October 3, 2013

What is behind Korea’s Blueberry Boom?

If you mention the trendy term “super fruit” in Korea, it is more than likely that “blueberry” will be the first word that pops up. Blueberries have become incredibly popular in South Korea for their health benefits in a very short time and can be considered a success story for blueberry suppliers, which are dominated by the US, Canada and Chile.

Blueberries began their growth only about 4 years ago, and they are still considered to be a fairly new product in the Korean fruit market. This so-called “blueberry boom” started in 2009 when a TV show featured the health benefit of blueberries, with emphasis on the positive effect of blueberries on vision. This TV show drew great attention from the public, and within a year, blueberry imports had increased over 6-fold. The blueberry demand has continued to grow and by 2012, imported frozen blueberries to South Korea were 10 times the volume they were in 2009.

While supermarkets are still the main channel for frozen blueberry distribution, TV shopping channels are, surprisingly, a major distribution channel for this trendy berry.  Unlike other Asian countries where TV shopping is considered monotonous and dull programming, in Korea, TV shopping channel viewership has been growing among all age groups, primarily because of the channels’ flamboyant and entertaining presentations of products.

As Promar learned in discussions with the Korean shopping channels, they have been able to enjoy strong sales of frozen blueberries by emphasizing the blueberries’ benefits for vision and their anti-aging effect due to the high level of antioxidant.
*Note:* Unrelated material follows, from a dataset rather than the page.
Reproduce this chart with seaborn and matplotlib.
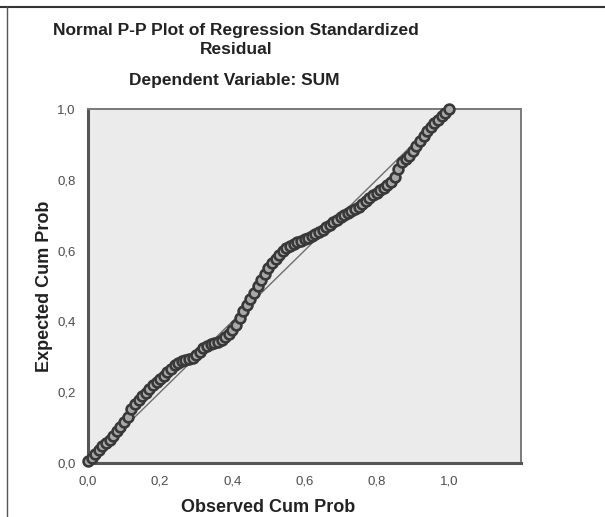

Koreans, known for their healthy fermented “kimchi” pickles and ginseng, have always known to be health conscious, and for this reason, blueberries sales are forecast to continue its growth as more consumers become aware of the health benefits and continue to want blueberries for their smoothies and yogurts.

However booms come and go and it will be interesting to see where blueberries stand in the Korean market after another 4 years. Can they further extend their share, finding popular uses outside of smoothies and yogurt? Or will they be replaced by another health product boom?